Now there’s a new lawsuit against Goop for trademark violations. Good Clean Love (GCL) makes lube and feminine health products and has built a reputation on its all-natural, vagina-friendly offerings. The company was founded in 2003, a good five years before Gwyneth started Goop and began suggesting we steam our vaginas with mugroot (which sounds anything but vadge-friendly to me).
Goop now has a product line called “Good. Clean. Goop.” GCL believes this is a violation of its trademark and will confuse shoppers and retailers. The company is arguing that Goop is deliberately trading on its hard-earned reputation for safe products despite the fact that Goop’s products often contain harmful substances. The lawsuit claims this can simultaneously make Goop look better and GCL look worse. GCL also argues that it can’t compete with Goop’s reach and the inevitable confusion will hurt its future business prospects.
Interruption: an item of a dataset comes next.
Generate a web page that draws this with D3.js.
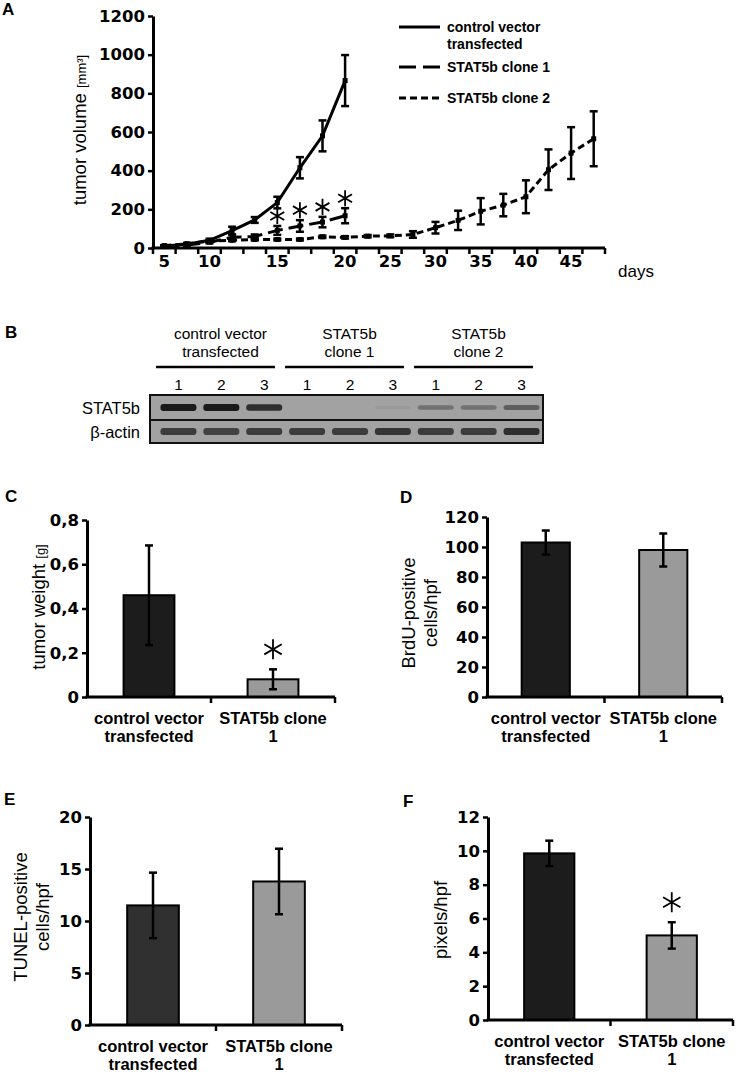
<!DOCTYPE html>
<html>
<head>
<meta charset="utf-8">
<script src="https://cdn.jsdelivr.net/npm/d3@7"></script>
<style>
body { margin: 0; background: #fff; }
svg { display: block; font-family: "Liberation Sans", Arial, sans-serif; }
</style>
</head>
<body>
<svg id="fig" width="736" height="1074"></svg>
<script>
// ---- panel A: tumor volume over days ----
var dayLabels = ['5', '', '10', '', '', '15', '', '', '20', '', '25', '', '30', '', '35', '', '40', '', '45', ''];
var volTicks = [0, 200, 400, 600, 800, 1000, 1200];
var controlVol = [10, 20, 40, 90, 145, 235, 415, 580, 866];
var controlErr = [4, 5, 8, 20, 15, 30, 55, 80, 132];
var clone1Vol = [10, 15, 30, 55, 60, 91, 114, 134, 167];
var clone1Err = [3, 4, 6, 15, 10, 23, 30, 27, 39];
var clone2Vol = [12, 22, 35, 40, 44, 44, 44, 58, 55, 61, 63, 70, 105, 143, 190, 222, 265, 405, 491, 565];
var clone2Err = [3, 4, 5, 5, 5, 5, 5, 6, 6, 6, 7, 17, 30, 50, 68, 58, 85, 105, 134, 142];
var seriesNames = [['control vector', 'transfected'], ['STAT5b clone 1'], ['STAT5b clone 2']];
var sigIdx = [5, 6, 7, 8];   // asterisks over clone 1

// ---- panel B: western blot ----
var blotGroups = [['control vector', 'transfected'], ['STAT5b', 'clone 1'], ['STAT5b', 'clone 2']];
var laneLabels = ['1', '2', '3', '1', '2', '3', '1', '2', '3'];
var blotRows = ['STAT5b', 'β-actin'];
var stat5bBand = [1.0, 1.0, 0.85, 0, 0, 0.05, 0.35, 0.35, 0.5];
var actinBand = [0.75, 0.7, 0.75, 0.75, 0.75, 0.8, 0.75, 0.75, 0.85];

// ---- panels C-F: bar charts ----
var barCats = [['control vector', 'transfected'], ['STAT5b clone', '1']];
var weightMean = [0.46, 0.08];
var weightErr = [0.225, 0.045];
var weightTicks = [0, 0.2, 0.4, 0.6, 0.8];
var brduMean = [103, 98];
var brduErr = [8, 11];
var brduTicks = [0, 20, 40, 60, 80, 100, 120];
var tunelMean = [11.5, 13.8];
var tunelErr = [3.15, 3.15];
var tunelTicks = [0, 5, 10, 15, 20];
var pixelMean = [9.85, 5.0];
var pixelErr = [0.75, 0.78];
var pixelTicks = [0, 2, 4, 6, 8, 10, 12];

var numFont = '"DejaVu Sans", sans-serif';
var svg = d3.select('#fig');

function panelLetter(t, x, y){
    svg.append('text').text(t).attr('x', x).attr('y', y)
       .attr('font-size', 17).attr('font-weight', 'bold');
}

function errBars(g, xs, ys, errs, yScale, cap, sw){
    xs.forEach(function(x, i){
        var top = yScale(ys[i] + errs[i]), bot = yScale(ys[i] - errs[i]);
        g.append('line').attr('x1', x).attr('x2', x).attr('y1', top).attr('y2', bot)
         .attr('stroke', '#000').attr('stroke-width', sw);
        [top, bot].forEach(function(yy){
            g.append('line').attr('x1', x - cap/2).attr('x2', x + cap/2).attr('y1', yy).attr('y2', yy)
             .attr('stroke', '#000').attr('stroke-width', sw);
        });
    });
}

function asterisk(g, x, y, r){
    var size = Math.pow(r / 0.59436, 2);
    g.append('path').attr('d', d3.symbol(d3.symbolAsterisk, size)())
     .attr('transform', 'translate(' + x + ',' + y + ')')
     .attr('fill', 'none').attr('stroke', '#000').attr('stroke-width', 1.8);
}

function styleTicks(ax){
    ax.select('.domain').attr('stroke-width', 3);
    ax.selectAll('.tick line').attr('stroke-width', 2.5);
    ax.selectAll('.tick text').attr('font-size', 16.5).attr('font-weight', 'bold')
      .attr('font-family', numFont).attr('fill', '#000');
}

// ================= A =================
panelLetter('A', 2, 15);
var gA = svg.append('g');
var xA = d3.scaleBand().domain(d3.range(dayLabels.length)).range([153, 605]);
var yA = d3.scaleLinear().domain([0, 1200]).range([248, 16]);
function cx(i){ return xA(i) + xA.bandwidth()/2; }

var yAxA = gA.append('g').attr('transform', 'translate(153,0)')
    .call(d3.axisLeft(yA).tickValues(volTicks).tickSize(5).tickSizeOuter(0).tickPadding(3)
            .tickFormat(d3.format('d')));
styleTicks(yAxA);

// x axis: category axis with ticks between days
gA.append('line').attr('x1', 151.5).attr('x2', xA.range()[1]).attr('y1', 248).attr('y2', 248)
  .attr('stroke', '#000').attr('stroke-width', 3);
gA.selectAll('line.xtick').data(d3.range(dayLabels.length + 1)).enter().append('line')
  .attr('x1', function(i){ return xA.range()[0] + i*xA.step(); })
  .attr('x2', function(i){ return xA.range()[0] + i*xA.step(); })
  .attr('y1', 248).attr('y2', 254).attr('stroke', '#000').attr('stroke-width', 2.5);
gA.selectAll('text.xlab').data(dayLabels).enter().append('text')
  .text(function(d){ return d; })
  .attr('x', function(d, i){ return cx(i); }).attr('y', 267)
  .attr('text-anchor', 'middle').attr('font-size', 16.5).attr('font-weight', 'bold')
  .attr('font-family', numFont);
gA.append('text').text('days').attr('x', 618).attr('y', 277).attr('font-size', 17);

// y label
var yLabA = gA.append('text').attr('transform', 'translate(86,130) rotate(-90)')
  .attr('text-anchor', 'middle').attr('font-size', 18.5);
yLabA.append('tspan').text('tumor volume ');
yLabA.append('tspan').text('[mm³]').attr('font-size', 13);

var lineA = d3.line().x(function(d, i){ return cx(i); }).y(function(d){ return yA(d); });
var dashes = [null, '15,6', '7,4'];
var vols = [controlVol, clone1Vol, clone2Vol];
var errs = [controlErr, clone1Err, clone2Err];
[2, 1, 0].forEach(function(s){
    gA.append('path').datum(vols[s]).attr('d', lineA)
      .attr('fill', 'none').attr('stroke', '#000').attr('stroke-width', 3)
      .attr('stroke-dasharray', dashes[s]);
    gA.selectAll('rect.m' + s).data(vols[s]).enter().append('rect')
      .attr('x', function(d, i){ return cx(i) - 2.5; }).attr('y', function(d){ return yA(d) - 2.5; })
      .attr('width', 5).attr('height', 5).attr('fill', '#000');
    errBars(gA, vols[s].map(function(d, i){ return cx(i); }), vols[s], errs[s], yA, 8, 2.5);
});
sigIdx.forEach(function(i){
    asterisk(gA, cx(i), yA(clone1Vol[i] + clone1Err[i]) - 10, 8);
});

// legend
var legY = [27, 67, 98];
seriesNames.forEach(function(lines, s){
    gA.append('line').attr('x1', 399).attr('x2', 440).attr('y1', legY[s]).attr('y2', legY[s])
      .attr('stroke', '#000').attr('stroke-width', 3)
      .attr('stroke-dasharray', s === 1 ? '17,7' : dashes[s]);
    lines.forEach(function(t, k){
        gA.append('text').text(t).attr('x', 447).attr('y', legY[s] + 5 + k*17)
          .attr('font-size', 14).attr('font-weight', 'bold');
    });
});

// ================= B =================
panelLetter('B', 5, 338);
var gB = svg.append('g');
var laneX = d3.scaleBand().domain(d3.range(laneLabels.length)).range([157, 543]);
var groupX = d3.scaleBand().domain(d3.range(blotGroups.length)).range([156, 543]);
blotGroups.forEach(function(lines, k){
    var gx = groupX(k) + groupX.bandwidth()/2;
    lines.forEach(function(t, j){
        gB.append('text').text(t).attr('x', gx).attr('y', 339 + j*18)
          .attr('text-anchor', 'middle').attr('font-size', 15.5);
    });
    gB.append('line').attr('x1', groupX(k)).attr('x2', groupX(k) + groupX.bandwidth() - 10)
      .attr('y1', 367).attr('y2', 367).attr('stroke', '#000').attr('stroke-width', 2.7);
});
gB.selectAll('text.lane').data(laneLabels).enter().append('text')
  .text(function(d){ return d; })
  .attr('x', function(d, i){ return laneX(i) + laneX.bandwidth()/2; }).attr('y', 390)
  .attr('text-anchor', 'middle').attr('font-size', 15.5);
var rowY = [395, 420], rowH = [25, 23];
var bands = [stat5bBand, actinBand];
blotRows.forEach(function(name, r){
    gB.append('rect').attr('x', 150).attr('y', rowY[r]).attr('width', 393).attr('height', rowH[r])
      .attr('fill', '#a2a2a2').attr('stroke', '#111').attr('stroke-width', 2);
    gB.append('text').text(name).attr('x', 140).attr('y', rowY[r] + rowH[r]/2 + 6)
      .attr('text-anchor', 'end').attr('font-size', 16.5);
    gB.selectAll('rect.band' + r).data(bands[r]).enter().append('rect')
      .attr('x', function(d, i){ return laneX(i) + laneX.bandwidth()/2 - 18; })
      .attr('y', function(d){ return rowY[r] + rowH[r]/2 - (r === 0 ? 1.5 + 2*d : 3.5); })
      .attr('width', 36)
      .attr('height', function(d){ return r === 0 ? 3 + 4*d : 7; })
      .attr('rx', 3)
      .attr('fill', '#1a1a1a').attr('opacity', function(d){ return d; });
});

// ================= C-F =================
function barPanel(o){
    var g = svg.append('g');
    var y = d3.scaleLinear().domain([0, o.ticks[o.ticks.length - 1]]).range([o.y0, o.y1]);
    var x = d3.scaleBand().domain(d3.range(o.means.length)).range([o.x0, o.x1])
              .paddingInner(0.59).paddingOuter(0.295);
    g.selectAll('rect.bar').data(o.means).enter().append('rect')
     .attr('x', function(d, i){ return x(i); }).attr('y', function(d){ return y(d); })
     .attr('width', x.bandwidth()).attr('height', function(d){ return o.y0 - y(d); })
     .attr('fill', function(d, i){ return o.fills[i]; })
     .attr('stroke', '#000').attr('stroke-width', 2);
    errBars(g, o.means.map(function(d, i){ return x(i) + x.bandwidth()/2; }), o.means, o.errs, y, 8, 2.5);

    var ax = g.append('g').attr('transform', 'translate(' + o.x0 + ',0)')
      .call(d3.axisLeft(y).tickValues(o.ticks).tickSize(5).tickSizeOuter(0).tickPadding(3)
              .tickFormat(o.fmt || d3.format('d')));
    styleTicks(ax);

    g.append('line').attr('x1', o.x0 - 1.5).attr('x2', o.x1).attr('y1', o.y0).attr('y2', o.y0)
     .attr('stroke', '#000').attr('stroke-width', 3);
    [0.5, 1].forEach(function(f){
        var tx = o.x0 + f*(o.x1 - o.x0);
        g.append('line').attr('x1', tx).attr('x2', tx).attr('y1', o.y0).attr('y2', o.y0 + 6)
         .attr('stroke', '#000').attr('stroke-width', 2.5);
    });
    barCats.forEach(function(lines, i){
        lines.forEach(function(t, k){
            g.append('text').text(t).attr('x', x(i) + x.bandwidth()/2).attr('y', o.y0 + 27 + k*18)
             .attr('text-anchor', 'middle').attr('font-size', 16.5).attr('font-weight', 'bold');
        });
    });
    o.ylab.forEach(function(t, k){
        var lab = g.append('text')
          .attr('transform', 'translate(' + (o.labX + k*22) + ',' + o.labY + ') rotate(-90)')
          .attr('text-anchor', 'middle').attr('font-size', 18.5);
        lab.append('tspan').text(t);
        if (o.unit) lab.append('tspan').text(o.unit).attr('font-size', 13);
    });
    if (o.sig) {
        o.sig.forEach(function(i){
            asterisk(g, x(i) + x.bandwidth()/2, y(o.means[i] + o.errs[i]) - 20, 10);
        });
    }
}

var commaFmt = function(d){ return d === 0 ? '0' : d3.format('.1f')(d).replace('.', ','); };

panelLetter('C', 5, 502);
barPanel({x0: 87, x1: 335, y0: 697, y1: 520, ticks: weightTicks, fmt: commaFmt,
          means: weightMean, errs: weightErr, fills: ['#1c1c1c', '#9a9a9a'],
          ylab: ['tumor weight '], unit: '[g]', labX: 44.5, labY: 607, sig: [1]});

panelLetter('D', 400, 503);
barPanel({x0: 487, x1: 722, y0: 697, y1: 517, ticks: brduTicks,
          means: brduMean, errs: brduErr, fills: ['#1c1c1c', '#9a9a9a'],
          ylab: ['BrdU-positive', 'cells/hpf'], labX: 414.5, labY: 613});

panelLetter('E', 4, 805);
barPanel({x0: 90, x1: 342, y0: 1025, y1: 817, ticks: tunelTicks,
          means: tunelMean, errs: tunelErr, fills: ['#303030', '#9a9a9a'],
          ylab: ['TUNEL-positive', 'cells/hpf'], labX: 26.5, labY: 917});

panelLetter('F', 403, 807);
barPanel({x0: 488, x1: 733, y0: 1020, y1: 817, ticks: pixelTicks,
          means: pixelMean, errs: pixelErr, fills: ['#1c1c1c', '#9a9a9a'],
          ylab: ['pixels/hpf'], labX: 446.5, labY: 920, sig: [1]});
</script>
</body>
</html>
In my opinion, the most evidence in the lawsuit is that Goop had asked for samples of GCL products in the past to possibly sell on its site. This means that the Goop set was aware of the company, its products, and its name when they came up with something awfully similar. This may mean nothing in a court of law, but in the court of public opinion, it’s pretty sketchy.
Even sketchier, the lawsuit claims that the day after GCL sent a cease-and-desist letter to Goop regarding the “confusingly similar” mark, Goop “began to flood the market with announcements” of its products bearing its “Good. Clean. Goop.” mark which seems pretty dirty to me.
Gwyneth’s brand of sexual health has always worried me. The yonni eggs could cause infection, the vaginal sauna could cause burns, and the $15,000 gold vibrator could cause my head to explode. (Buy this one on Amazon and donate the other $14,895.01 to charity.)
Goop is clearly obsessed with vulvas and vaginas and yet when it comes to really talking about sex, its founder gets shy. She’s said she let her kids’ school do the sex educating. In an interview about a Goop-designed vibrator, Paltrow refused to say whether she’d ever used the sex toy or one like it. Oscar-winner Gwyneth Paltrow is entitled to her privacy around sex, but lifestyle guru Gwyneth—who puts herself out there as an expert in, well, everything—doesn’t get afforded that privilege.